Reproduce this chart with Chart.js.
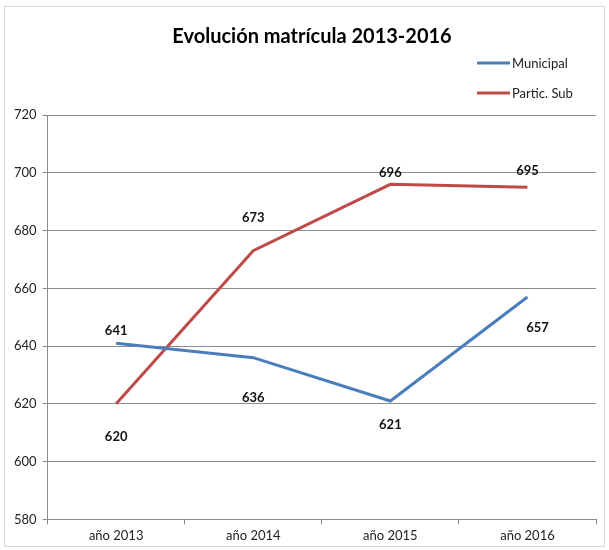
<!DOCTYPE html>
<html>
<head>
<meta charset="utf-8">
<script src="https://cdn.jsdelivr.net/npm/chart.js@4.4.0/dist/chart.umd.min.js"></script>
<style>
  body { margin: 0; background: #fff; }
  #wrap { width: 609px; height: 550px; }
</style>
</head>
<body>
<div id="wrap"><canvas id="grafico" width="609" height="550"></canvas></div>
<script>
// dati
const categorie = ['año 2013', 'año 2014', 'año 2015', 'año 2016'];
const municipal = [641, 636, 621, 657];
const particSub = [620, 673, 696, 695];
const titolo = 'Evolución matrícula 2013-2016';

// spostamento etichette (px): verticale, negativo = sopra
const offsetMunicipal = [-12, 40, 24, 31];
const offsetPartic = [33, -33, -12, -16];
const spostaX = [0, 0, 0, 10];

const FONT = 'Lato, "Open Sans", sans-serif';

// sfondo, bordo, titolo e legenda
const cornice = {
    id: 'cornice',
    beforeDraw(chart) {
        const ctx = chart.ctx;
        ctx.save();
        ctx.fillStyle = '#fff';
        ctx.fillRect(0, 0, chart.width, chart.height);
        ctx.strokeStyle = '#d9d9d9';
        ctx.lineWidth = 1;
        ctx.strokeRect(4.5, 6.5, 600, 540);

        ctx.fillStyle = '#000';
        ctx.font = 'bold 20px ' + FONT;
        ctx.textAlign = 'center';
        ctx.textBaseline = 'middle';
        ctx.fillText(titolo, 312, 37);

        // legenda verticale
        ctx.font = '13px ' + FONT;
        ctx.textAlign = 'left';
        chart.data.datasets.forEach((ds, i) => {
            const y = 63 + i * 30;
            ctx.strokeStyle = ds.borderColor;
            ctx.lineWidth = 3;
            ctx.beginPath();
            ctx.moveTo(477, y);
            ctx.lineTo(510, y);
            ctx.stroke();
            ctx.fillStyle = '#222';
            ctx.fillText(ds.label, 512, y + 1);
        });
        ctx.restore();
    },
    afterDatasetsDraw(chart) {
        const ctx = chart.ctx;
        ctx.save();
        ctx.font = 'bold 13px ' + FONT;
        ctx.fillStyle = '#111';
        ctx.textAlign = 'center';
        ctx.textBaseline = 'middle';
        chart.data.datasets.forEach((ds, i) => {
            const meta = chart.getDatasetMeta(i);
            meta.data.forEach((pt, j) => {
                const dx = i === 0 ? spostaX[j] : 0;
                ctx.fillText(ds.data[j], pt.x + dx, pt.y + ds.labelOffsets[j]);
            });
        });
        ctx.restore();
    }
};

new Chart(document.getElementById('grafico'), {
    type: 'line',
    data: {
        labels: categorie,
        datasets: [
            {
                label: 'Municipal',
                data: municipal,
                labelOffsets: offsetMunicipal,
                borderColor: '#4a7ebb',
                borderWidth: 3,
                pointRadius: 0,
                tension: 0
            },
            {
                label: 'Partic. Sub',
                data: particSub,
                labelOffsets: offsetPartic,
                borderColor: '#be4b48',
                borderWidth: 3,
                pointRadius: 0,
                tension: 0
            }
        ]
    },
    options: {
        responsive: false,
        animation: false,
        layout: {
            padding: { top: 115, right: 13, bottom: 2, left: 8 }
        },
        plugins: {
            legend: { display: false },
            tooltip: { enabled: false }
        },
        scales: {
            x: {
                offset: true,
                grid: {
                    offset: true,
                    drawOnChartArea: false,
                    tickLength: 5,
                    color: '#8c8c8c'
                },
                border: { color: '#8c8c8c' },
                ticks: {
                    color: '#222',
                    font: { family: FONT, size: 13 },
                    padding: 4,
                    maxRotation: 0
                }
            },
            y: {
                min: 580,
                max: 720,
                ticks: {
                    stepSize: 20,
                    color: '#222',
                    font: { family: FONT, size: 13 },
                    padding: 6
                },
                grid: {
                    color: '#8c8c8c',
                    tickLength: 5
                },
                border: { color: '#8c8c8c' }
            }
        }
    },
    plugins: [cornice]
});
</script>
</body>
</html>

[Exercise description]: Repeat the listing in full and exactly. Do not include any images.

[Exercise output]:
Reproduce this chart with Chart.js.
<!DOCTYPE html>
<html>
<head>
<meta charset="utf-8">
<script src="https://cdn.jsdelivr.net/npm/chart.js@4.4.0/dist/chart.umd.min.js"></script>
<style>
  body { margin: 0; background: #fff; }
  #wrap { width: 609px; height: 550px; }
</style>
</head>
<body>
<div id="wrap"><canvas id="grafico" width="609" height="550"></canvas></div>
<script>
// dati
const categorie = ['año 2013', 'año 2014', 'año 2015', 'año 2016'];
const municipal = [641, 636, 621, 657];
const particSub = [620, 673, 696, 695];
const titolo = 'Evolución matrícula 2013-2016';

// spostamento etichette (px): verticale, negativo = sopra
const offsetMunicipal = [-12, 40, 24, 31];
const offsetPartic = [33, -33, -12, -16];
const spostaX = [0, 0, 0, 10];

const FONT = 'Lato, "Open Sans", sans-serif';

// sfondo, bordo, titolo e legenda
const cornice = {
    id: 'cornice',
    beforeDraw(chart) {
        const ctx = chart.ctx;
        ctx.save();
        ctx.fillStyle = '#fff';
        ctx.fillRect(0, 0, chart.width, chart.height);
        ctx.strokeStyle = '#d9d9d9';
        ctx.lineWidth = 1;
        ctx.strokeRect(4.5, 6.5, 600, 540);

        ctx.fillStyle = '#000';
        ctx.font = 'bold 20px ' + FONT;
        ctx.textAlign = 'center';
        ctx.textBaseline = 'middle';
        ctx.fillText(titolo, 312, 37);

        // legenda verticale
        ctx.font = '13px ' + FONT;
        ctx.textAlign = 'left';
        chart.data.datasets.forEach((ds, i) => {
            const y = 63 + i * 30;
            ctx.strokeStyle = ds.borderColor;
            ctx.lineWidth = 3;
            ctx.beginPath();
            ctx.moveTo(477, y);
            ctx.lineTo(510, y);
            ctx.stroke();
            ctx.fillStyle = '#222';
            ctx.fillText(ds.label, 512, y + 1);
        });
        ctx.restore();
    },
    afterDatasetsDraw(chart) {
        const ctx = chart.ctx;
        ctx.save();
        ctx.font = 'bold 13px ' + FONT;
        ctx.fillStyle = '#111';
        ctx.textAlign = 'center';
        ctx.textBaseline = 'middle';
        chart.data.datasets.forEach((ds, i) => {
            const meta = chart.getDatasetMeta(i);
            meta.data.forEach((pt, j) => {
                const dx = i === 0 ? spostaX[j] : 0;
                ctx.fillText(ds.data[j], pt.x + dx, pt.y + ds.labelOffsets[j]);
            });
        });
        ctx.restore();
    }
};

new Chart(document.getElementById('grafico'), {
    type: 'line',
    data: {
        labels: categorie,
        datasets: [
            {
                label: 'Municipal',
                data: municipal,
                labelOffsets: offsetMunicipal,
                borderColor: '#4a7ebb',
                borderWidth: 3,
                pointRadius: 0,
                tension: 0
            },
            {
                label: 'Partic. Sub',
                data: particSub,
                labelOffsets: offsetPartic,
                borderColor: '#be4b48',
                borderWidth: 3,
                pointRadius: 0,
                tension: 0
            }
        ]
    },
    options: {
        responsive: false,
        animation: false,
        layout: {
            padding: { top: 115, right: 13, bottom: 2, left: 8 }
        },
        plugins: {
            legend: { display: false },
            tooltip: { enabled: false }
        },
        scales: {
            x: {
                offset: true,
                grid: {
                    offset: true,
                    drawOnChartArea: false,
                    tickLength: 5,
                    color: '#8c8c8c'
                },
                border: { color: '#8c8c8c' },
                ticks: {
                    color: '#222',
                    font: { family: FONT, size: 13 },
                    padding: 4,
                    maxRotation: 0
                }
            },
            y: {
                min: 580,
                max: 720,
                ticks: {
                    stepSize: 20,
                    color: '#222',
                    font: { family: FONT, size: 13 },
                    padding: 6
                },
                grid: {
                    color: '#8c8c8c',
                    tickLength: 5
                },
                border: { color: '#8c8c8c' }
            }
        }
    },
    plugins: [cornice]
});
</script>
</body>
</html>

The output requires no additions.